**Data:**
"""

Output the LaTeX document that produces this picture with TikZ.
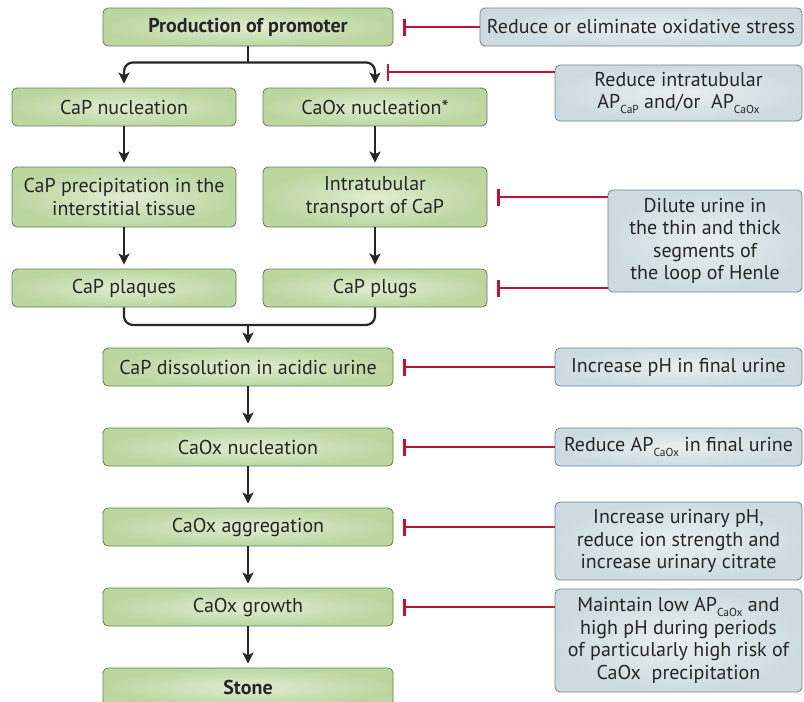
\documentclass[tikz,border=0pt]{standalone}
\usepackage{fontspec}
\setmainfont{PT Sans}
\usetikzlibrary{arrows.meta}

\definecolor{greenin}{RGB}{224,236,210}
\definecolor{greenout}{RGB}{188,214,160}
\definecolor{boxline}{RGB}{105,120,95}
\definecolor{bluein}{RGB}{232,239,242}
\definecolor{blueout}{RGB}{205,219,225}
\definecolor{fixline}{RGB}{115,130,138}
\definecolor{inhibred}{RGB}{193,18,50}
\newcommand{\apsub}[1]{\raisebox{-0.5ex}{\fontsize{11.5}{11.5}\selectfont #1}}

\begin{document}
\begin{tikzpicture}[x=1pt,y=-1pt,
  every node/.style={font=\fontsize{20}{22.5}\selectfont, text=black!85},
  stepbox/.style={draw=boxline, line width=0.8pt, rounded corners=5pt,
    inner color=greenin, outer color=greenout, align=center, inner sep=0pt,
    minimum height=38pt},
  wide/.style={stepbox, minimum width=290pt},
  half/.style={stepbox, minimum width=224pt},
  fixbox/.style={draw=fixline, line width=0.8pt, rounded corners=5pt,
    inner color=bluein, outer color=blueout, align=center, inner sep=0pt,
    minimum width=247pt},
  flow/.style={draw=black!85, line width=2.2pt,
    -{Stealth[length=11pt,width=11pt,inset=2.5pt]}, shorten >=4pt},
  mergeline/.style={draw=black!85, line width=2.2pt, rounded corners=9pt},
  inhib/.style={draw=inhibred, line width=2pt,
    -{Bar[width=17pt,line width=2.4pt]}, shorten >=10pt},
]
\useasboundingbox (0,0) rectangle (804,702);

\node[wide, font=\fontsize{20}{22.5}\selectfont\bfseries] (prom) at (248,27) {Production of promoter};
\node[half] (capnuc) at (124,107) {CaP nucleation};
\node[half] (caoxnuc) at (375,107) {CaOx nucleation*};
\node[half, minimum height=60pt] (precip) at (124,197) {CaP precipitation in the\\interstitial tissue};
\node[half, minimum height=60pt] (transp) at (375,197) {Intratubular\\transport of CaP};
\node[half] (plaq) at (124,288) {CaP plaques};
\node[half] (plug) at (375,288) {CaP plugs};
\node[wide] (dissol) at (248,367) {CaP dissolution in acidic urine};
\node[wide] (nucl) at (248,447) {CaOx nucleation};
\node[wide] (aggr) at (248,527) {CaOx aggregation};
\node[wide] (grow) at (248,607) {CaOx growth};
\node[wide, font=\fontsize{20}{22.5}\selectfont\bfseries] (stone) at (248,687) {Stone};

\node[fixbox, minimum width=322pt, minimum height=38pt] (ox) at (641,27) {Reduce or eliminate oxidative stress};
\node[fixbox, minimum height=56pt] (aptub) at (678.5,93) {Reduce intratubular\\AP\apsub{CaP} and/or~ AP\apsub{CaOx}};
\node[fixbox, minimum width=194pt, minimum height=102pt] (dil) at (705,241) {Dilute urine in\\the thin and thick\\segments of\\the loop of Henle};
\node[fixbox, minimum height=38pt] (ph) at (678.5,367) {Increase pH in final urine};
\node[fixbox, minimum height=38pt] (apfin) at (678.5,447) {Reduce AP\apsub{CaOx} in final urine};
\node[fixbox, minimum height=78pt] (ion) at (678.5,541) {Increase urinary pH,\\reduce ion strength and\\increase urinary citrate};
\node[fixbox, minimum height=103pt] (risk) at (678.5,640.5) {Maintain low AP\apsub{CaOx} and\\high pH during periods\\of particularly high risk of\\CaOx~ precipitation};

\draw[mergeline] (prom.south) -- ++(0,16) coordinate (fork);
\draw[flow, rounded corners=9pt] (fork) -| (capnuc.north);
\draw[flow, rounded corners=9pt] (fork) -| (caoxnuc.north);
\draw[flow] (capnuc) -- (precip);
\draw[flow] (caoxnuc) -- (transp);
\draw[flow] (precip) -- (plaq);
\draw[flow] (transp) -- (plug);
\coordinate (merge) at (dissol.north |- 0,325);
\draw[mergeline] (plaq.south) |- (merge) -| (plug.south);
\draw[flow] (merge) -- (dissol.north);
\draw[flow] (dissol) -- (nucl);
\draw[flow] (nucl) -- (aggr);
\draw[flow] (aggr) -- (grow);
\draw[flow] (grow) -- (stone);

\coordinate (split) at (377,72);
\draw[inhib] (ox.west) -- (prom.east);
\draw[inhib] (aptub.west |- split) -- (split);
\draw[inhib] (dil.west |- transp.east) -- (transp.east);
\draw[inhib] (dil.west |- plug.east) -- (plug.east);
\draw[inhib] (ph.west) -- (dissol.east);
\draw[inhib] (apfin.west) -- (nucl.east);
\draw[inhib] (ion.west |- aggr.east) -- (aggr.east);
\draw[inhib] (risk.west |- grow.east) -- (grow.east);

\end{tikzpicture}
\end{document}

"""

**What you should do:** Take the data above and repeat it exactly, leaving each picture out.

**Output:**
Output the LaTeX document that produces this picture with TikZ.
\documentclass[tikz,border=0pt]{standalone}
\usepackage{fontspec}
\setmainfont{PT Sans}
\usetikzlibrary{arrows.meta}

\definecolor{greenin}{RGB}{224,236,210}
\definecolor{greenout}{RGB}{188,214,160}
\definecolor{boxline}{RGB}{105,120,95}
\definecolor{bluein}{RGB}{232,239,242}
\definecolor{blueout}{RGB}{205,219,225}
\definecolor{fixline}{RGB}{115,130,138}
\definecolor{inhibred}{RGB}{193,18,50}
\newcommand{\apsub}[1]{\raisebox{-0.5ex}{\fontsize{11.5}{11.5}\selectfont #1}}

\begin{document}
\begin{tikzpicture}[x=1pt,y=-1pt,
  every node/.style={font=\fontsize{20}{22.5}\selectfont, text=black!85},
  stepbox/.style={draw=boxline, line width=0.8pt, rounded corners=5pt,
    inner color=greenin, outer color=greenout, align=center, inner sep=0pt,
    minimum height=38pt},
  wide/.style={stepbox, minimum width=290pt},
  half/.style={stepbox, minimum width=224pt},
  fixbox/.style={draw=fixline, line width=0.8pt, rounded corners=5pt,
    inner color=bluein, outer color=blueout, align=center, inner sep=0pt,
    minimum width=247pt},
  flow/.style={draw=black!85, line width=2.2pt,
    -{Stealth[length=11pt,width=11pt,inset=2.5pt]}, shorten >=4pt},
  mergeline/.style={draw=black!85, line width=2.2pt, rounded corners=9pt},
  inhib/.style={draw=inhibred, line width=2pt,
    -{Bar[width=17pt,line width=2.4pt]}, shorten >=10pt},
]
\useasboundingbox (0,0) rectangle (804,702);

\node[wide, font=\fontsize{20}{22.5}\selectfont\bfseries] (prom) at (248,27) {Production of promoter};
\node[half] (capnuc) at (124,107) {CaP nucleation};
\node[half] (caoxnuc) at (375,107) {CaOx nucleation*};
\node[half, minimum height=60pt] (precip) at (124,197) {CaP precipitation in the\\interstitial tissue};
\node[half, minimum height=60pt] (transp) at (375,197) {Intratubular\\transport of CaP};
\node[half] (plaq) at (124,288) {CaP plaques};
\node[half] (plug) at (375,288) {CaP plugs};
\node[wide] (dissol) at (248,367) {CaP dissolution in acidic urine};
\node[wide] (nucl) at (248,447) {CaOx nucleation};
\node[wide] (aggr) at (248,527) {CaOx aggregation};
\node[wide] (grow) at (248,607) {CaOx growth};
\node[wide, font=\fontsize{20}{22.5}\selectfont\bfseries] (stone) at (248,687) {Stone};

\node[fixbox, minimum width=322pt, minimum height=38pt] (ox) at (641,27) {Reduce or eliminate oxidative stress};
\node[fixbox, minimum height=56pt] (aptub) at (678.5,93) {Reduce intratubular\\AP\apsub{CaP} and/or~ AP\apsub{CaOx}};
\node[fixbox, minimum width=194pt, minimum height=102pt] (dil) at (705,241) {Dilute urine in\\the thin and thick\\segments of\\the loop of Henle};
\node[fixbox, minimum height=38pt] (ph) at (678.5,367) {Increase pH in final urine};
\node[fixbox, minimum height=38pt] (apfin) at (678.5,447) {Reduce AP\apsub{CaOx} in final urine};
\node[fixbox, minimum height=78pt] (ion) at (678.5,541) {Increase urinary pH,\\reduce ion strength and\\increase urinary citrate};
\node[fixbox, minimum height=103pt] (risk) at (678.5,640.5) {Maintain low AP\apsub{CaOx} and\\high pH during periods\\of particularly high risk of\\CaOx~ precipitation};

\draw[mergeline] (prom.south) -- ++(0,16) coordinate (fork);
\draw[flow, rounded corners=9pt] (fork) -| (capnuc.north);
\draw[flow, rounded corners=9pt] (fork) -| (caoxnuc.north);
\draw[flow] (capnuc) -- (precip);
\draw[flow] (caoxnuc) -- (transp);
\draw[flow] (precip) -- (plaq);
\draw[flow] (transp) -- (plug);
\coordinate (merge) at (dissol.north |- 0,325);
\draw[mergeline] (plaq.south) |- (merge) -| (plug.south);
\draw[flow] (merge) -- (dissol.north);
\draw[flow] (dissol) -- (nucl);
\draw[flow] (nucl) -- (aggr);
\draw[flow] (aggr) -- (grow);
\draw[flow] (grow) -- (stone);

\coordinate (split) at (377,72);
\draw[inhib] (ox.west) -- (prom.east);
\draw[inhib] (aptub.west |- split) -- (split);
\draw[inhib] (dil.west |- transp.east) -- (transp.east);
\draw[inhib] (dil.west |- plug.east) -- (plug.east);
\draw[inhib] (ph.west) -- (dissol.east);
\draw[inhib] (apfin.west) -- (nucl.east);
\draw[inhib] (ion.west |- aggr.east) -- (aggr.east);
\draw[inhib] (risk.west |- grow.east) -- (grow.east);

\end{tikzpicture}
\end{document}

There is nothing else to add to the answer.